Personal information
- Full name: Low Wee Wern
- Nickname: Werny
- Born: 25 July 1990 (age 36) Penang, Malaysia

Sport
- Country: Malaysia
- Handedness: Right Handed
- Turned pro: 2006
- Coached by: Aaron Soyza
- Retired: 2024
- Racquet used: Custom Harrow Silk

Women's singles
- Highest ranking: No. 5 (October 2014)
- Title: 12
- Tour final: 25
- World Open: QF (2010)

Medal record
Women's squash
Representing Malaysia
World Team Championships
| Silver medal – second place | 2014 Niagara-on-the Lake | Team |
| Bronze medal – third place | 2010 Palmerston North | Team |
| Bronze medal – third place | 2012 Nîmes | Team |
Asian Games
| Gold medal – first place | 2010 Guangzhou | Team |
| Gold medal – first place | 2014 Incheon | Team |
| Silver medal – second place | 2014 Incheon | Singles |
| Bronze medal – third place | 2010 Guangzhou | Singles |
| Bronze medal – third place | 2018 Jakarta-Palembang | Team |

= Low Wee Wern =

Malaysian squash player (born 1990)

Low Wee Wern (刘薇雯 (劉薇雯, Lâu Bî-bûn, Lau4 Mei4 Man4, Liú Wēiwén); born 25 July 1990 in Penang, Malaysia) is a retired Malaysian professional squash player. She reached a career-high world ranking of World No. 5 in October 2014.

== Personal life==
Low attended Methodist Girls' School, Penang for her primary school years before moving to Sri Pelita for her secondary school years. Her sister Low Wee Nee is also a former professional squash player.

== Career ==
Low began playing squash at the age of nine based at the Penang International Squash Centre at Bukit Dumbar in George Town, Penang. Between 2001 and 2006, Low won 19 Junior titles including U19 Asian Junior and Pioneer Cup titles in 2006.

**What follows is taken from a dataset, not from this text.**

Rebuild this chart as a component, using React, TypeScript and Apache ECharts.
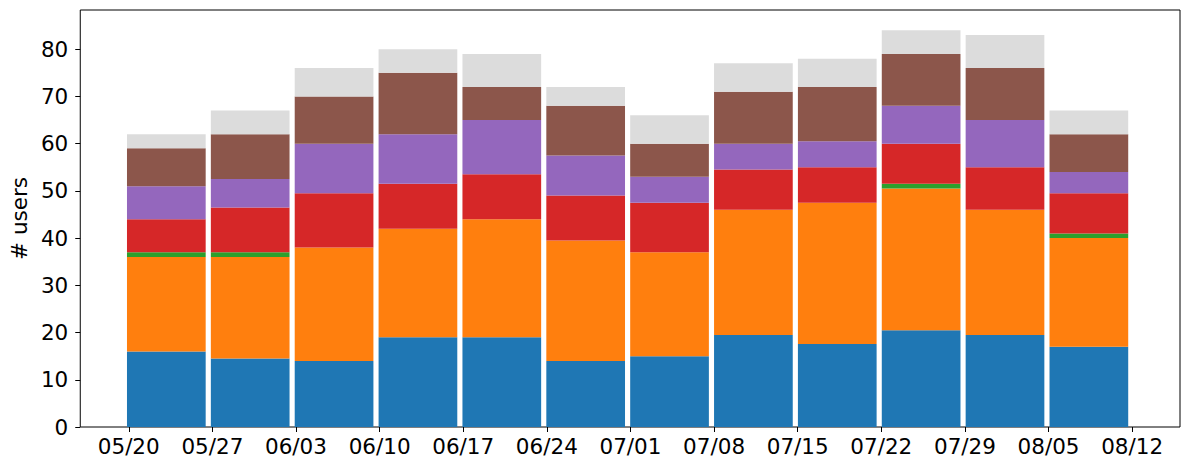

In 2010, she was part of the Malaysian team that won the bronze medal at the 2010 Women's World Team Squash Championships. Two years later, she was again part of the Malaysian team that won the bronze medal at the 2012 Women's World Team Squash Championships.

In 2014 Incheon Asian Games, Low took the women's singles silver medal after losing to her compatriot Nicol David. She also won the gold medal for women's team alongside David and her teammates. Also in 2014, she was part of the Malaysian team that won the silver medal at the 2014 Women's World Team Squash Championships; she had previously won two bronze medals. She also reached a career high of world number 5.

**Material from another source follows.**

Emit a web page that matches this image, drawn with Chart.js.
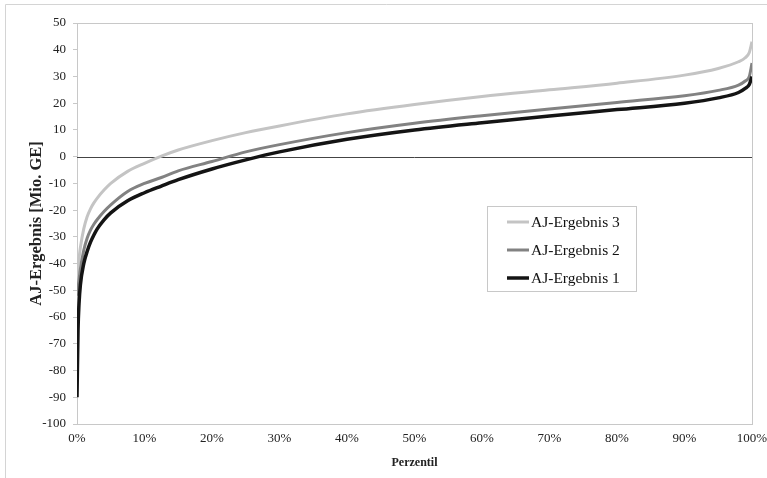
<!DOCTYPE html>
<html>
<head>
<meta charset="utf-8">
<script src="https://cdn.jsdelivr.net/npm/chart.js@4"></script>
<style>
  html, body { margin: 0; padding: 0; background: #fff; }
  #wrap { width: 767px; height: 478px; position: relative; }
</style>
</head>
<body>
<div id="wrap"><canvas id="chart" width="767" height="478"></canvas></div>
<script>
// Perzentil (in %)
const percentiles = [0, 0.15, 0.3, 0.5, 1, 1.5, 2, 2.5, 3, 4, 5, 7.5, 10, 12.5, 15, 20, 25, 30, 40, 50, 60, 70, 80, 90, 95, 98, 99, 99.6, 100];

// AJ-Ergebnis in Mio. GE
const ergebnis3 = [-45, -41, -38, -34, -27, -22.5, -19.5, -17.3, -15.5, -12.5, -10, -5.5, -2.5, 0.2, 2.5, 6, 9, 11.5, 16, 19.5, 22.5, 25, 27.5, 30.5, 33, 35.5, 37, 39, 43];
const ergebnis2 = [-52, -49, -46, -42, -35, -30.5, -27.5, -25.3, -23.5, -20.5, -18, -13, -10, -7.8, -5.3, -1.8, 1.8, 4.5, 9, 12.5, 15.3, 17.8, 20.3, 22.8, 24.8, 26.8, 28.3, 30, 35];
const ergebnis1 = [-90, -65, -55, -48, -40, -35.5, -32, -29.3, -27, -23.6, -21, -16.5, -13.5, -11, -8.6, -4.6, -1.2, 1.8, 6.5, 10, 12.7, 15.2, 17.6, 20, 22, 24, 25.5, 27, 30];

const seriesLabels = ["AJ-Ergebnis 3", "AJ-Ergebnis 2", "AJ-Ergebnis 1"];
const seriesColors = ["#c4c4c4", "#828282", "#141414"];

const serif = "'Liberation Serif', 'Times New Roman', serif";

function toPoints(values) {
    return percentiles.map((p, i) => ({ x: p, y: values[i] }));
}

// Rahmen, Nulllinie und Legende
const decorPlugin = {
    id: 'decor',
    beforeDraw(chart) {
        const { ctx, width, height } = chart;
        ctx.save();
        ctx.fillStyle = "#fff";
        ctx.fillRect(0, 0, width, height);
        ctx.strokeStyle = "#d4d4d4";
        ctx.lineWidth = 1;
        ctx.beginPath();
        ctx.moveTo(5.5, height);
        ctx.lineTo(5.5, 4.5);
        ctx.lineTo(width, 4.5);
        ctx.stroke();
        ctx.restore();
    },
    beforeDatasetsDraw(chart) {
        const { ctx, chartArea: a, scales } = chart;
        ctx.save();
        ctx.strokeStyle = "#c8c8c8";
        ctx.lineWidth = 1;
        ctx.strokeRect(a.left + 0.5, a.top + 0.5, a.right - a.left, a.bottom - a.top);
        const y0 = Math.round(scales.y.getPixelForValue(0)) + 0.5;
        ctx.strokeStyle = "#444";
        ctx.beginPath();
        ctx.moveTo(a.left, y0);
        ctx.lineTo(a.right, y0);
        ctx.stroke();
        ctx.restore();
    },
    afterDatasetsDraw(chart) {
        const { ctx } = chart;
        const box = { x: 487.5, y: 206.5, w: 149, h: 85 };
        ctx.save();
        ctx.fillStyle = "#fff";
        ctx.fillRect(box.x, box.y, box.w, box.h);
        ctx.strokeStyle = "#c8c8c8";
        ctx.lineWidth = 1;
        ctx.strokeRect(box.x, box.y, box.w, box.h);
        ctx.font = "15.5px " + serif;
        ctx.textBaseline = "middle";
        ctx.fillStyle = "#111";
        chart.data.datasets.forEach((ds, i) => {
            const cy = 222 + i * 28;
            ctx.strokeStyle = ds.borderColor;
            ctx.lineWidth = ds.borderWidth;
            ctx.beginPath();
            ctx.moveTo(507, cy);
            ctx.lineTo(529, cy);
            ctx.stroke();
            ctx.fillText(ds.label, 531, cy + 1);
        });
        ctx.restore();
    }
};

const ctx = document.getElementById('chart').getContext('2d');

new Chart(ctx, {
    type: 'line',
    data: {
        datasets: [
            { label: seriesLabels[0], data: toPoints(ergebnis3), borderColor: seriesColors[0], borderWidth: 3, order: 2 },
            { label: seriesLabels[1], data: toPoints(ergebnis2), borderColor: seriesColors[1], borderWidth: 3, order: 1 },
            { label: seriesLabels[2], data: toPoints(ergebnis1), borderColor: seriesColors[2], borderWidth: 3.5, order: 0 }
        ]
    },
    options: {
        responsive: false,
        animation: false,
        elements: {
            point: { radius: 0 },
            line: { cubicInterpolationMode: 'monotone', fill: false }
        },
        layout: { padding: { left: 20, right: 0, top: 23, bottom: 4 } },
        scales: {
            x: {
                type: 'linear',
                min: 0,
                max: 100,
                border: { display: false },
                grid: { display: false, drawTicks: false },
                ticks: {
                    stepSize: 10,
                    padding: 7,
                    color: "#222",
                    font: { family: serif, size: 13 },
                    callback: v => v + "%"
                },
                title: {
                    display: true,
                    text: "Perzentil",
                    color: "#222",
                    font: { family: serif, size: 12, weight: 'bold' },
                    padding: { top: 0, bottom: 4 }
                },
                afterFit(scale) {
                    scale.height = 50;
                    scale.paddingRight = 15;
                }
            },
            y: {
                min: -100,
                max: 50,
                border: { display: false },
                grid: { drawOnChartArea: false, drawTicks: true, tickLength: 4, color: "#c8c8c8" },
                ticks: {
                    stepSize: 10,
                    padding: 7,
                    color: "#222",
                    font: { family: serif, size: 13 }
                },
                title: {
                    display: true,
                    text: "AJ-Ergebnis [Mio. GE]",
                    color: "#222",
                    font: { family: serif, size: 16.5, weight: 'bold' },
                    padding: { top: 7, bottom: 0 }
                },
                afterFit(scale) { scale.width = 57; }
            }
        },
        plugins: {
            legend: { display: false },
            tooltip: { enabled: false }
        }
    },
    plugins: [decorPlugin]
});
</script>
</body>
</html>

In 2019, she won her third Malaysian national title. After suffering several knee injuries, she returned to the tour in September 2022. She retired in February 2024.

==Coaching career==
After her retirement, Low in March 2024 was signed in by the Philippine Squash Academy to be the head coach of the Philippine squash national squash team.